An Operator Splitting View of Federated Learning
Saber Malekmohammadi, Kiarash Shaloudegi, Zeou Hu, Yaoliang Yu
TL;DR
This paper recasts federated learning as an operator-splitting problem, unifying core algorithms under a single framework and clarifying how step-size and local updates influence convergence. It shows FedAvg corresponds to forward-backward splitting, FedProx to backward-backward splitting, FedSplit to Peaceman-Rachford, FedPi to Douglas-Rachford, and FedRP to Reflection-Projection, revealing new algorithmic variants and deeper connections. The authors also introduce a practical acceleration path via Anderson acceleration that speeds up convergence without adding communication overhead, and provide extensive convex and nonconvex experiments to validate the theory. The work offers a standardized, extensible view of FL algorithms, enabling streamlined implementation, comparison, and scalable acceleration across heterogeneous devices and networks.
Abstract
Over the past few years, the federated learning ($\texttt{FL}$) community has witnessed a proliferation of new $\texttt{FL}$ algorithms. However, our understating of the theory of $\texttt{FL}$ is still fragmented, and a thorough, formal comparison of these algorithms remains elusive. Motivated by this gap, we show that many of the existing $\texttt{FL}$ algorithms can be understood from an operator splitting point of view.

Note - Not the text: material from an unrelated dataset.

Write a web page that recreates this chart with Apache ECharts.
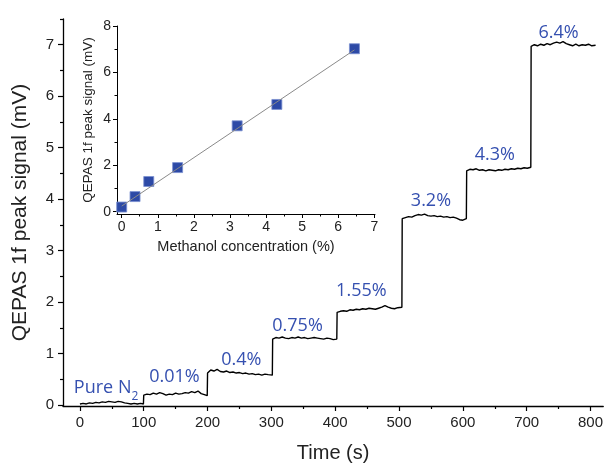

This unification allows us to compare different algorithms with ease, to refine previous convergence results and to uncover new algorithmic variants. In particular, our analysis reveals the vital role played by the step size in $\texttt{FL}$ algorithms. The unification also leads to a streamlined and economic way to accelerate $\texttt{FL}$ algorithms, without incurring any communication overhead. We perform numerical experiments on both convex and nonconvex models to validate our findings.